Expect more enforcement on the roads amid aggressive driving concerns
London’s top traffic cop is warning aggressive drivers to expect greater enforcement this year.
It comes as more traffic officers return to the streets after helping out in other areas during the pandemic.
Sgt. Ozzie Nethersole, of the London Police Service Traffic Management Unit, says stunt driving is one of the major concerns as of late.
“My officers have been out and over the last two weeks the numbers have been quite high. For whatever reason the speeds are well above the posted speed limit.”
Police posted to social media on Wednesday that 12 people have been charged with stunt driving over a couple of weeks. Nethersole says winter driving conditions make it even more dangerous.
"And I know over the last two weeks it’s been raining, it’s been cold, the weather’s been changing, there’s ice on the roads, so…The weather’s constantly changing out there and drivers have to adjust to that. Going faster is not going to help you adjust to that road condition.”
Under the Moving Ontarians More Safely Act, anyone caught driving 40 km/h or more above the speed limit where the maximum is less than 80 km/h will face stunt driving charges.

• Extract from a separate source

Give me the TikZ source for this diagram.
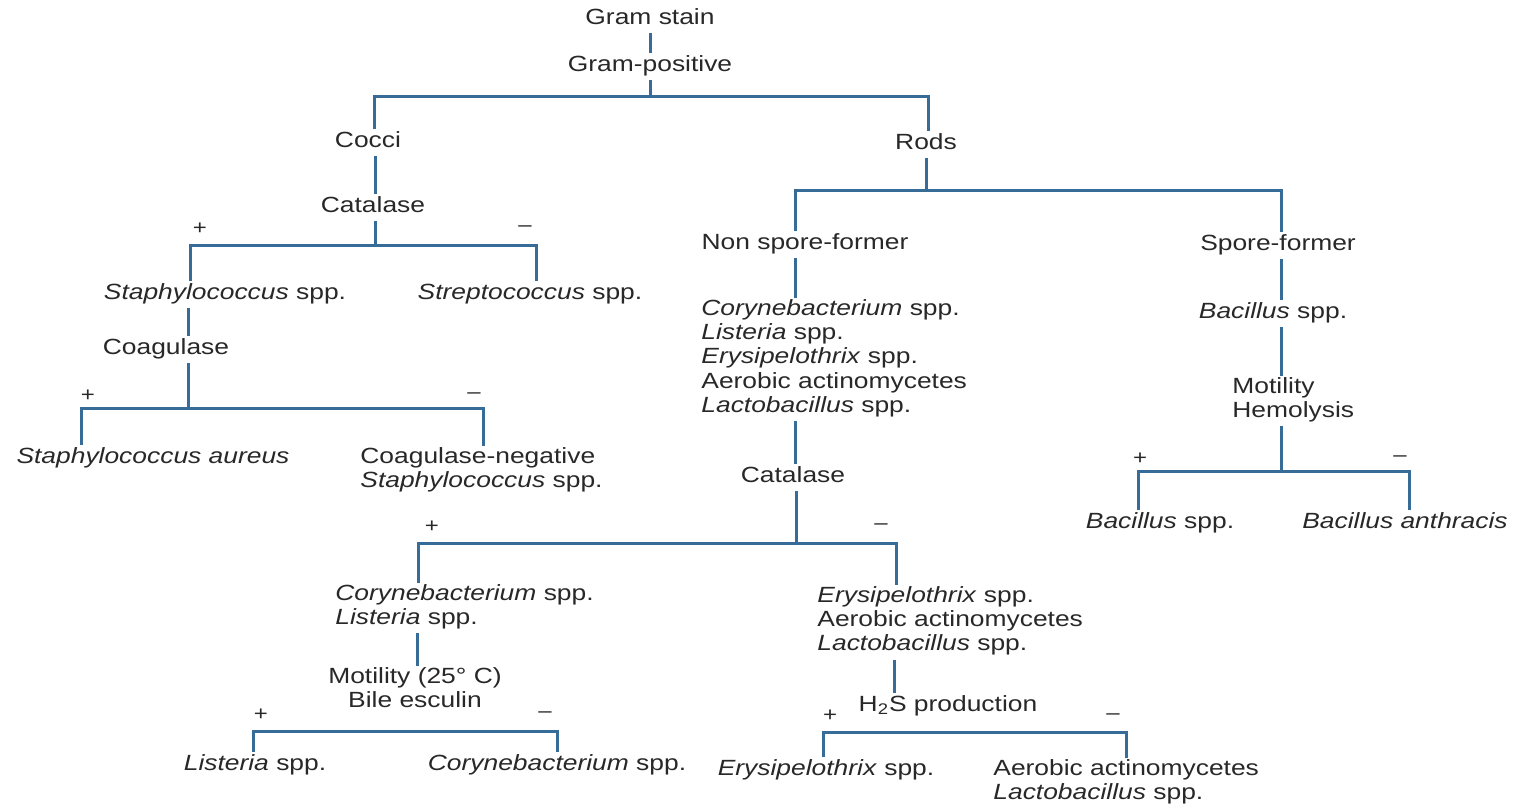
\documentclass[tikz,border=0pt]{standalone}
\usepackage{fontspec}
\setmainfont{Liberation Sans}[FakeStretch=1.2]
\definecolor{ln}{RGB}{55,108,152}
\definecolor{tx}{RGB}{40,40,40}
\tikzset{
  lbl/.style={inner xsep=2pt, inner ysep=0.5pt, text=tx, align=center,
    font=\fontsize{11}{12.15}\selectfont,
    execute at begin node=\strut, execute at end node=\strut},
  lft/.style={lbl, align=left, anchor=north west},
  ctr/.style={lbl, anchor=north},
  sgn/.style={inner sep=0pt, text=tx, font=\fontsize{10}{10}\selectfont},
  conn/.style={draw=ln, line width=1.5pt, line join=miter},
}
\begin{document}
\begin{tikzpicture}[x=0.5pt,y=-0.5pt]
\useasboundingbox[fill=white] (0,0) rectangle (1526,808);
% nodes
\node[ctr] (gs) at (650,6) {Gram stain};
\node[ctr] (gp) at (650,53) {Gram-positive};
\node[ctr] (cocci) at (368,129) {Cocci};
\node[ctr] (rods) at (926,131) {Rods};
\node[ctr] (catL) at (373,194) {Catalase};
\node[ctr] (staph) at (225,281) {\textit{Staphylococcus} spp.};
\node[ctr] (strep) at (530,281) {\textit{Streptococcus} spp.};
\node[ctr] (coag) at (166,336) {Coagulase};
\node[ctr] (saur) at (153,445) {\textit{Staphylococcus aureus}};
\node[lft] (cns) at (356,446) {Coagulase-negative\\\textit{Staphylococcus} spp.};
\node[ctr] (nsf) at (805,231) {Non spore-former};
\node[ctr] (sf) at (1278,232) {Spore-former};
\node[lft] (nsfl) at (697,298) {\textit{Corynebacterium} spp.\\\textit{Listeria} spp.\\\textit{Erysipelothrix} spp.\\Aerobic actinomycetes\\\textit{Lactobacillus} spp.};
\node[ctr] (bac1) at (1273,300) {\textit{Bacillus} spp.};
\node[lft] (mot) at (1228,376) {Motility\\Hemolysis};
\node[ctr] (bac2) at (1160,510) {\textit{Bacillus} spp.};
\node[ctr] (banth) at (1405,510) {\textit{Bacillus anthracis}};
\node[ctr] (catR) at (793,464) {Catalase};
\node[lft] (cl) at (331,583) {\textit{Corynebacterium} spp.\\\textit{Listeria} spp.};
\node[ctr] (mb) at (415,666) {Motility (25° C)\\Bile esculin};
\node[ctr] (lis) at (255,752) {\textit{Listeria} spp.};
\node[ctr] (cor) at (557,752) {\textit{Corynebacterium} spp.};
\node[lft] (eal) at (813,585) {\textit{Erysipelothrix} spp.\\Aerobic actinomycetes\\\textit{Lactobacillus} spp.};
\node[ctr] (h2s) at (948,693) {H\textsubscript{2}S production};
\node[ctr] (ery) at (826,757) {\textit{Erysipelothrix} spp.};
\node[lft] (al) at (989,758) {Aerobic actinomycetes\\\textit{Lactobacillus} spp.};
% signs
\node[sgn] (p1) at (200,229) {+};
\node[sgn] (m1) at (525,229) {–};
\node[sgn] (p2) at (88,396) {+};
\node[sgn] (m2) at (474,396) {–};
\node[sgn] (p3) at (1140,459) {+};
\node[sgn] (m3) at (1400,459) {–};
\node[sgn] (p4) at (432,527) {+};
\node[sgn] (m4) at (881,527) {–};
\node[sgn] (p5) at (261,715) {+};
\node[sgn] (m5) at (545,715) {–};
\node[sgn] (p6) at (830,716) {+};
\node[sgn] (m6) at (1113,717) {–};
% junctions and bar ends
\coordinate (j1) at (650,97);  \coordinate (b1l) at (374,97);  \coordinate (b1r) at (928,97);
\coordinate (j2) at (375,245); \coordinate (b2l) at (190,245); \coordinate (b2r) at (536,245);
\coordinate (j3) at (188,408); \coordinate (b3l) at (81,408);  \coordinate (b3r) at (483,408);
\coordinate (j4) at (926,190); \coordinate (b4l) at (795,190); \coordinate (b4r) at (1281,190);
\coordinate (j5) at (796,543); \coordinate (b5l) at (418,543); \coordinate (b5r) at (896,543);
\coordinate (j6) at (1281,471);\coordinate (b6l) at (1138,471);\coordinate (b6r) at (1409,471);
\coordinate (col7) at (417,731); \coordinate (b7l) at (253,731); \coordinate (b7r) at (557,731);
\coordinate (col8) at (894,732); \coordinate (b8l) at (823,732); \coordinate (b8r) at (1126,732);
% connectors
\draw[conn] (gs) -- (gp);
\draw[conn] (gp.south) -- (j1);
\draw[conn] (cocci.north -| b1l) -- (b1l) -- (b1r) -- (rods.north -| b1r);
\draw[conn] (cocci.south -| j2) -- (catL.north -| j2);
\draw[conn] (catL.south -| j2) -- (j2);
\draw[conn] (staph.north -| b2l) -- (b2l) -- (b2r) -- (strep.north -| b2r);
\draw[conn] (staph.south -| j3) -- (coag.north -| j3);
\draw[conn] (coag.south -| j3) -- (j3);
\draw[conn] (saur.north -| b3l) -- (b3l) -- (b3r) -- (cns.north -| b3r);
\draw[conn] (rods.south -| j4) -- (j4);
\draw[conn] (nsf.north -| b4l) -- (b4l) -- (b4r) -- (sf.north -| b4r);
\draw[conn] (nsf.south -| b4l) -- (nsfl.north -| b4l);
\draw[conn] (nsfl.south -| b4l) -- (catR.north -| b4l);
\draw[conn] (catR.south -| j5) -- (j5);
\draw[conn] (cl.north -| b5l) -- (b5l) -- (b5r) -- (eal.north -| b5r);
\draw[conn] (sf.south -| b4r) -- (bac1.north -| b4r);
\draw[conn] (bac1.south -| j6) -- (mot.north -| j6);
\draw[conn] (mot.south -| j6) -- (j6);
\draw[conn] (bac2.north -| b6l) -- (b6l) -- (b6r) -- (banth.north -| b6r);
\draw[conn] (cl.south -| col7) -- (mb.north -| col7);
\draw[conn] (lis.north -| b7l) -- (b7l) -- (b7r) -- (cor.north -| b7r);
\draw[conn] (eal.south -| col8) -- (h2s.north -| col8);
\draw[conn] (ery.north -| b8l) -- (b8l) -- (b8r) -- (al.north -| b8r);
\end{tikzpicture}
\end{document}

Motorists who are charged face a 30-day roadside driver's licence suspension as well as a 14-day vehicle impoundment.
Meanwhile, in some London neighbourhoods, concerns are being raised over cut-through traffic.

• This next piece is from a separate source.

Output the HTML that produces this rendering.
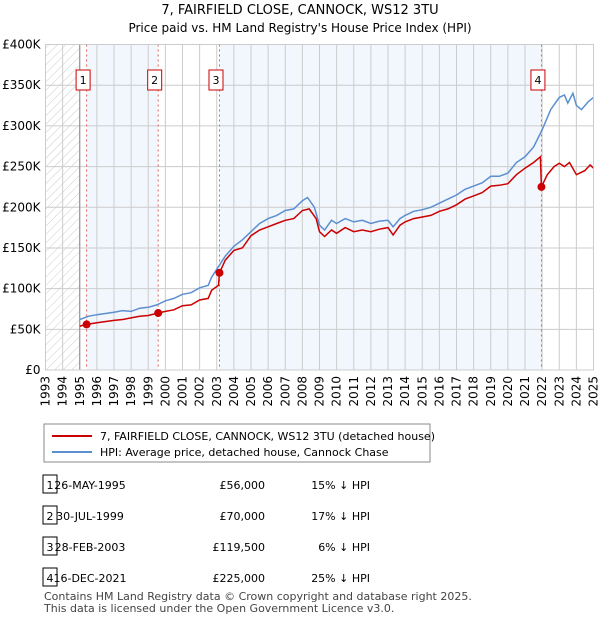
<!DOCTYPE html>
<html><head><meta charset="utf-8"><style>
body{margin:0;background:#fff;font-family:"Liberation Sans","DejaVu Sans",sans-serif;}
svg text{font-family:"DejaVu Sans","Liberation Sans",sans-serif;}
</style></head><body>
<svg id="c" width="600" height="620" xmlns="http://www.w3.org/2000/svg">
<defs><pattern id="hatch" width="6" height="6" patternUnits="userSpaceOnUse" patternTransform="rotate(45)"><line x1="0" y1="0" x2="0" y2="6" stroke="#ccc" stroke-width="1"/></pattern></defs>
<text x="300" y="14" text-anchor="middle" font-size="13">7, FAIRFIELD CLOSE, CANNOCK, WS12 3TU</text>
<text x="300" y="32" text-anchor="middle" font-size="12">Price paid vs. HM Land Registry's House Price Index (HPI)</text>
<g id="plot"></g>
<g>
<rect x="44" y="424" width="386" height="38" fill="#fff" stroke="#888"/>
<line x1="52" y1="436" x2="92" y2="436" stroke="#cc0000" stroke-width="2"/>
<text x="100" y="440" font-size="11">7, FAIRFIELD CLOSE, CANNOCK, WS12 3TU (detached house)</text>
<line x1="52" y1="452" x2="92" y2="452" stroke="#5b8fd0" stroke-width="2"/>
<text x="100" y="456" font-size="11">HPI: Average price, detached house, Cannock Chase</text>
</g>
<g id="table"></g>
<text x="44" y="600" font-size="11" fill="#444">Contains HM Land Registry data © Crown copyright and database right 2025.</text>
<text x="44" y="612" font-size="11" fill="#444">This data is licensed under the Open Government Licence v3.0.</text>
</svg>
<script>
const hpiYears=[1995.0,1995.5,1996,1997,1997.5,1998,1998.5,1999,1999.5,2000,2000.5,2001,2001.5,2002,2002.5,2002.7,2003,2003.5,2004,2004.5,2005,2005.5,2006,2006.5,2007,2007.5,2008,2008.3,2008.7,2009,2009.3,2009.7,2010,2010.5,2011,2011.5,2012,2012.5,2013,2013.3,2013.7,2014,2014.5,2015,2015.5,2016,2016.5,2017,2017.5,2018,2018.5,2019,2019.5,2020,2020.5,2021,2021.5,2022,2022.5,2023,2023.3,2023.5,2023.8,2024,2024.3,2024.7,2025];
const hpiValues=[62,66,68,71,73,72,76,77,80,85,88,93,95,101,104,114,124,140,152,160,170,180,186,190,196,198,208,212,200,178,172,184,180,186,182,184,180,183,184,176,186,190,195,197,200,205,210,215,222,226,230,238,238,242,255,262,274,295,320,335,338,328,340,325,320,330,335];
const priceYears=[1995.0,1995.4,1996,1997,1997.5,1998,1998.5,1999,1999.58,2000,2000.5,2001,2001.5,2002,2002.5,2002.7,2003.1,2003.16,2003.5,2004,2004.5,2005,2005.5,2006,2006.5,2007,2007.5,2008,2008.4,2008.8,2009,2009.3,2009.7,2010,2010.5,2011,2011.5,2012,2012.5,2013,2013.3,2013.7,2014,2014.5,2015,2015.5,2016,2016.5,2017,2017.5,2018,2018.5,2019,2019.5,2020,2020.5,2021,2021.5,2021.9,2021.96,2022.3,2022.7,2023,2023.3,2023.6,2024,2024.5,2024.8,2025];
const priceValues=[54,56,58,61,62,64,66,67,70,72,74,79,80,86,88,98,104,119.5,135,147,150,165,172,176,180,184,186,196,198,186,170,164,172,168,175,170,172,170,173,175,166,178,182,186,188,190,195,198,203,210,214,218,226,227,229,240,248,255,262,225,240,250,254,250,255,240,245,252,248];
const saleLabels=["1","2","3","4"];
const saleYears=[1995.4,1999.58,2003.16,2021.96];
const saleValues=[56,70,119.5,225];
const saleDates=["26-MAY-1995","30-JUL-1999","28-FEB-2003","16-DEC-2021"];
const salePrices=["£56,000","£70,000","£119,500","£225,000"];
const saleDiffs=["15% ↓ HPI","17% ↓ HPI","6% ↓ HPI","25% ↓ HPI"];
const yTicks=[0,50,100,150,200,250,300,350,400];
const yTickLabels=["£0","£50K","£100K","£150K","£200K","£250K","£300K","£350K","£400K"];
const xStart=1993,xEnd=2025;

const NS="http://www.w3.org/2000/svg";
const L=45.5,R=593.5,T=44.5,B=370;
const X=y=>L+(y-xStart)/(xEnd-xStart)*(R-L);
const Y=v=>B-v/400*(B-T);
function mk(tag,attrs,parent){const e=document.createElementNS(NS,tag);for(const k in attrs)e.setAttribute(k,attrs[k]);parent.appendChild(e);return e;}
const g=document.getElementById('plot');
let r;
r=mk('rect',{x:L,y:T,width:R-L,height:B-T,fill:'#fff'},g);


r=mk('rect',{x:X(saleYears[0]),y:T,width:X(saleYears[1])-X(saleYears[0]),height:B-T,fill:'#f2f6fd'},g);


r=mk('rect',{x:X(saleYears[2]),y:T,width:X(saleYears[3])-X(saleYears[2]),height:B-T,fill:'#f2f6fd'},g);


r=mk('rect',{x:L,y:T,width:X(1995)-L,height:B-T,fill:'url(#hatch)'},g);


for(let yr=xStart;yr<=xEnd;yr++){
  const x=X(yr);
  const ln=mk('line',{x1:x,y1:T,x2:x,y2:B,stroke:'#ccc','stroke-width':1},g);
  
  
  const t=mk('text',{x:0,y:0,'font-size':12,'text-anchor':'end',transform:`translate(${x+4},${B+6}) rotate(-90)`},g);
  t.textContent=yr;
  
  
}
yTicks.forEach((v,i)=>{
  const y=Y(v);
  const ln=mk('line',{x1:L,y1:y,x2:R,y2:y,stroke:'#ccc','stroke-width':1},g);
  
  
  const t=mk('text',{x:L-5,y:y+4,'font-size':12,'text-anchor':'end'},g);
  t.textContent=yTickLabels[i];
  
  
});
r=mk('line',{x1:X(1995),y1:T,x2:X(1995),y2:B,stroke:'#888'},g);


saleYears.forEach((s,i)=>{
  const ln=mk('line',{x1:X(s),y1:T,x2:X(s),y2:B,stroke:'#e06060','stroke-dasharray':'2,3'},g);
  
  
  const cx=X(s)-3.5;
  const rb=mk('rect',{x:cx-7,y:70,width:14,height:20,fill:'#fff',stroke:'#cc0000'},g);
  
  
  const t=mk('text',{x:cx,y:84,'font-size':11,'text-anchor':'middle'},g);
  t.textContent=saleLabels[i];
  
  
});
const pts=(xs,vs)=>xs.map((x,i)=>X(x).toFixed(1)+','+Y(vs[i]).toFixed(1)).join(' ');
r=mk('polyline',{points:pts(hpiYears,hpiValues),fill:'none',stroke:'#5b8fd0','stroke-width':1.5},g);


r=mk('polyline',{points:pts(priceYears,priceValues),fill:'none',stroke:'#cc0000','stroke-width':1.5},g);


saleYears.forEach((s,i)=>{
  const c=mk('circle',{cx:X(s),cy:Y(saleValues[i]),r:4,fill:'#cc0000'},g);
  
  
});
r=mk('rect',{x:L,y:T,width:R-L,height:B-T,fill:'none',stroke:'#ccc'},g);



const tb=document.getElementById('table');
saleLabels.forEach((lab,i)=>{
  const y=487+i*31;
  const b=mk('rect',{x:43,y:y-12,width:14,height:18,fill:'#fff',stroke:'#000'},tb);
  
  
  const cells=[[50,lab,'middle'],[90,saleDates[i],'middle'],[265,salePrices[i],'end'],[370,saleDiffs[i],'end']];
  cells.forEach(([x,txt,a],j)=>{
    const t=mk('text',{x:x,y:y+2,'font-size':11,'text-anchor':a},tb);
    t.textContent=txt;
    
    
  });
});
</script>
</body></html>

City Councillor Elizabeth Peloza, in whose ward a residential crosswalk was recently installed (on Ferndale Ave), says drivers are often unfamiliar with the lay of the land.
“Many aren’t aware of it, and certainly on bad weather days, myself I’ve been crossing and you hear brakes seize up on a vehicle and you look to find someone come around the corner way too fast.”
She’s also concerned for the return of children attending school next week.
“We’ve had complaints -- and my kids ride those school buses too -- from parents. People barely stopping, honking at school buses, swearing at you…It’s a large stop, 20 kids and little JKs. Their legs can only go up those steps so fast, and people having immense road rage toward children and buses as well.”
Nethersole says residents are demanding a greater police presence on both busy roads and side streets. He says people should expect just that in the coming months.
“I think there was a period where, you know everyone’s so busy with COVID, we were so busy on the road that traffic officers were assisting other places, but we’re going to try to get back to our traffic duties again. This is a big complaint with a lot of residents in the city, and they want speed enforcement, or just traffic enforcement in general.”